Die Chilles sind der Fatah treu. Bei Gefechten wurden elf Palästinenser getötet, 180 Fatah-Leuten, darunter Dutzende vom Chilles-Clan, gelang die Flucht. Sie baten ausgerechnet Israel um Asyl, da sie im Gaza-Streifen um ihr Leben fürchteten.

Nach Rücksprache mit der Palästinenserführung in Ramallah gewährte die Armee den Gaza-Flüchtlingen die Einreise nach Israel und die Weiterreise nach Jericho ins Westjordanland. Die Männer mussten sich bis auf die Unterhosen aus- und Augenbinden anziehen, 23 verletzte Fatah-Männer wurden in israelische Krankenhäuser gebracht.

In der Nacht zu Montag revidierte Abbas überraschend sein Einverständnis und befahl den Rücktransport der unverletzten Fatah-Flüchtlinge in den Gaza-Streifen. Inoffizielle Begründung: Abbas und Fajad wollten keinen Präzedenzfall schaffen und einer Ausreisewelle von Fatah-Mitgliedern und Hamas-Überdrüssigen Vorschub leisten.

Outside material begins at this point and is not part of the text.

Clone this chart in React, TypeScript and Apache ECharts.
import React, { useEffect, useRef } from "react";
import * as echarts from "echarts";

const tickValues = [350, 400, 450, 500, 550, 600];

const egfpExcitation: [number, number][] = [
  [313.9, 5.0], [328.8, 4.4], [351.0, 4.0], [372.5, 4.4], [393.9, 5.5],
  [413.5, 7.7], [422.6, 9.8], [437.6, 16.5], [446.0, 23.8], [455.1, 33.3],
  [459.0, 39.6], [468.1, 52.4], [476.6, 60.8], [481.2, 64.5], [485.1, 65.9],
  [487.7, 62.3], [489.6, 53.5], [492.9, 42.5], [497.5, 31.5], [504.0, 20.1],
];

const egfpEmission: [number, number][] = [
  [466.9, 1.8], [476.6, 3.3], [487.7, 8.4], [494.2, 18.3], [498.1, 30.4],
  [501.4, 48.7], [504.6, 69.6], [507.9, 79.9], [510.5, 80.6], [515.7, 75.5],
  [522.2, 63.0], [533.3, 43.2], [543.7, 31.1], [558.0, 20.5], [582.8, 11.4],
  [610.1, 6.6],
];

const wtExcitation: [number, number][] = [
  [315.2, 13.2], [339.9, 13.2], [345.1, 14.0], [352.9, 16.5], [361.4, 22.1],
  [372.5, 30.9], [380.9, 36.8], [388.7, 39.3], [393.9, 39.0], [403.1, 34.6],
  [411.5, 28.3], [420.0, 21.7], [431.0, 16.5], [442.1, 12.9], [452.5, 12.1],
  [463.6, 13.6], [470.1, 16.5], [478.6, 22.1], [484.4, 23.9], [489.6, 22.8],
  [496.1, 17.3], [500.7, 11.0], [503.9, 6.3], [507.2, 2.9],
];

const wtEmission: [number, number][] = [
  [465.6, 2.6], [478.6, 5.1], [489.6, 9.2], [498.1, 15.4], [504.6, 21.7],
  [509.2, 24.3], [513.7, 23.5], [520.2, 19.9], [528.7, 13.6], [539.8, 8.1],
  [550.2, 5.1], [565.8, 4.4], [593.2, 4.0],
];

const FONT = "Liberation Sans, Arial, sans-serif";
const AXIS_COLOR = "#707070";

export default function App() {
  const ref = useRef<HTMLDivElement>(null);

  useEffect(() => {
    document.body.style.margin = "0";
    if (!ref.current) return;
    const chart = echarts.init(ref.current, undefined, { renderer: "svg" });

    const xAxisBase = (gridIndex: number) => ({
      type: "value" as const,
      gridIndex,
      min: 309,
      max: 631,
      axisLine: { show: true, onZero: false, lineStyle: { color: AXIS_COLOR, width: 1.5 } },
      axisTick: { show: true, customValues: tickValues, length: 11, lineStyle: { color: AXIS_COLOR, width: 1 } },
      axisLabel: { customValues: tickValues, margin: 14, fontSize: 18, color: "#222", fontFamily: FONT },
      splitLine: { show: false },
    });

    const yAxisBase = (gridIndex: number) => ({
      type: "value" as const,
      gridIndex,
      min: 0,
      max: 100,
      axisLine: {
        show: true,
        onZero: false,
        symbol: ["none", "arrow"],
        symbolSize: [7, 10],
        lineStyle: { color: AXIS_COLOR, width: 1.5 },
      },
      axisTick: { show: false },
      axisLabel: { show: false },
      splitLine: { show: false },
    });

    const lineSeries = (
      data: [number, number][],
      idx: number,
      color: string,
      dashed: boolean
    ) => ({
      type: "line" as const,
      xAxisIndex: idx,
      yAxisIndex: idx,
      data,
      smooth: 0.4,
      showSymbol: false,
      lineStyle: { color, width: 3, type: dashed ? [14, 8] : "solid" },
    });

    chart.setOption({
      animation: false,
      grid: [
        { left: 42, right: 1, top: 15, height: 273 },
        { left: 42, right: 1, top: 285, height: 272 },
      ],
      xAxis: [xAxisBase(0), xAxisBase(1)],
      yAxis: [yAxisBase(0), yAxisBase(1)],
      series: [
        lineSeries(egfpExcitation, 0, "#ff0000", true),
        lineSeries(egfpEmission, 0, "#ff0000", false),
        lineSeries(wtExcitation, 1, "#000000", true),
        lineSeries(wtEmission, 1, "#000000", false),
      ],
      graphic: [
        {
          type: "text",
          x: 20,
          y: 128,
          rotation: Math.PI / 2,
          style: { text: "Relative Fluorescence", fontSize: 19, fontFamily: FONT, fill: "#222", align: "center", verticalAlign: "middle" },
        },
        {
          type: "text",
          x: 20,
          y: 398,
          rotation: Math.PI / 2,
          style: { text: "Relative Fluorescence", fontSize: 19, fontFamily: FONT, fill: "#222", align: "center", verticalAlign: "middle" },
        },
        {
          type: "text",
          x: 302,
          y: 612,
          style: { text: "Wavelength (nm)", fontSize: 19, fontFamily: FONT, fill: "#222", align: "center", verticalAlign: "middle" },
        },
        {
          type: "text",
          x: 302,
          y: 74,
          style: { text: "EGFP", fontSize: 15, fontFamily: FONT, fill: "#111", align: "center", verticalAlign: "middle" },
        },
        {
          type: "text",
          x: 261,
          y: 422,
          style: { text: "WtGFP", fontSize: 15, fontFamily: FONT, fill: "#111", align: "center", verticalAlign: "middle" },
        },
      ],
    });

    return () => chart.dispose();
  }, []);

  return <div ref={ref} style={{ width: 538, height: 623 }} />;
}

Gaza-Streifen soll nicht Fatah-frei sein

Die Chilles-Familie hat bis zur Machtübernahme der Hamas in den vergangenen Jahren im Gaza-Streifen quasi mitregiert. Ihre als korrupt und kriminell verschrieenen Mitglieder besetzten Schlüsselpositionen in der Autonomiebehörde und verfügen auch über ein großes Arsenal an Waffen.

Die Regierung in Ramallah steht auf dem Standpunkt, dass der Gaza-Streifen nicht Fatah-frei sein darf. Also begann Israel, die ersten Fatah-Flüchtlinge wieder in den Gaza-Streifen zu transferieren. Als jedoch erste Meldungen bekannt wurden, dass die Rückkehrer unverzüglich von den Hamas-Polizisten festgenommen und in Gefängnisse transportiert wurden, stoppte die israelische Armee den Rücktransport, weil sie um das Leben der Fatah-Flüchtlinge fürchtet.

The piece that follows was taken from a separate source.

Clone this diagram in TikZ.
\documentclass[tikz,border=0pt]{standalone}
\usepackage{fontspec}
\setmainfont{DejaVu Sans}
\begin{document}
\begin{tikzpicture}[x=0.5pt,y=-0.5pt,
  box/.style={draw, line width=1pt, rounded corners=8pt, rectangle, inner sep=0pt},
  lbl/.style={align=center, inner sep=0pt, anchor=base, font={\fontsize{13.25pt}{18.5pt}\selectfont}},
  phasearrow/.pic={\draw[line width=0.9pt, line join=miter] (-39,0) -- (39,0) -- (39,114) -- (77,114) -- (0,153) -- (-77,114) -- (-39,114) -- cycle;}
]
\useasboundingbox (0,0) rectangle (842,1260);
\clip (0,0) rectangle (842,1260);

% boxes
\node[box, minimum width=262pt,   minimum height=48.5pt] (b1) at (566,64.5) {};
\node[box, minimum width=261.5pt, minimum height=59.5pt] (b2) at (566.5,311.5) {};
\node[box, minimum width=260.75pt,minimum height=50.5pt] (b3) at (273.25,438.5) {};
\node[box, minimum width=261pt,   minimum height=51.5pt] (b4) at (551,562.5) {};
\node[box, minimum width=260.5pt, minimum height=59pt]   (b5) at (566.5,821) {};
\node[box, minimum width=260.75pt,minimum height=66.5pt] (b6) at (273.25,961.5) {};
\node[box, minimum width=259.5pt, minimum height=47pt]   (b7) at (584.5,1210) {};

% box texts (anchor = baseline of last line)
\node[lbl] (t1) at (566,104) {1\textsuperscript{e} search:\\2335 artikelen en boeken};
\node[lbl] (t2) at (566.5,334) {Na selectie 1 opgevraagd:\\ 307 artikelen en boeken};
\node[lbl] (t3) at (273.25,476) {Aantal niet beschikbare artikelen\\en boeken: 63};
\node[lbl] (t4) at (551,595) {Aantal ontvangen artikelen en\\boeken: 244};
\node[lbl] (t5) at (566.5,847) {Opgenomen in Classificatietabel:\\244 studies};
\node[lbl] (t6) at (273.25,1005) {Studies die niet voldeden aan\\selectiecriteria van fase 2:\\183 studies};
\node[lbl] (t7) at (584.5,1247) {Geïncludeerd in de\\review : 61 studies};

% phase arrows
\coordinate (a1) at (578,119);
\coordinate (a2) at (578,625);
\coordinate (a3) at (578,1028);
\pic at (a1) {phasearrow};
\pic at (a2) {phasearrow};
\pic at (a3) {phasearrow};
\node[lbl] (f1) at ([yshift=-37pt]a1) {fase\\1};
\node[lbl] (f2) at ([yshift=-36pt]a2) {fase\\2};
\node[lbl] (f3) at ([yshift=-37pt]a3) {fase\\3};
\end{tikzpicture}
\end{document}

Die Männer wurden am Montag aber dann doch nach Ramallah gebracht. Clan-Chef Achmed Chilles sagte vom Krankenhausbett aus, er werde zunächst in Israel bleiben. Der 56 Jahre alte Stammesführer gab zu, er fürchte um sein Leben, streitet aber ab, dass sein Clan an dem mysteriösen Bombenanschlag beteiligt gewesen war: "Die Hamas will einfach nicht eine starke und große Familie wie unsere im Gaza-Streifen. Sie wollen die Alleinherrschaft, deshalb verfolgen sie uns."

Die israelische Armee schmückte sich am Montag mit der Pressemitteilung, sie habe den Rücktransport der Fatah-Flüchtlinge aus humanitären Gründen gestoppt. Doch die Armee hat auch ein eigennütziges Interesse an den Flüchtlingen. Israel gewährt ihnen das Leben, dafür müssen sie wertvolle Informationen liefern. Die Flüchtlinge werden vom israelischen Geheimdienst ausgefragt über die Hamas-Herrschaft im Gaza-Streifen und über die Raketenwerfer.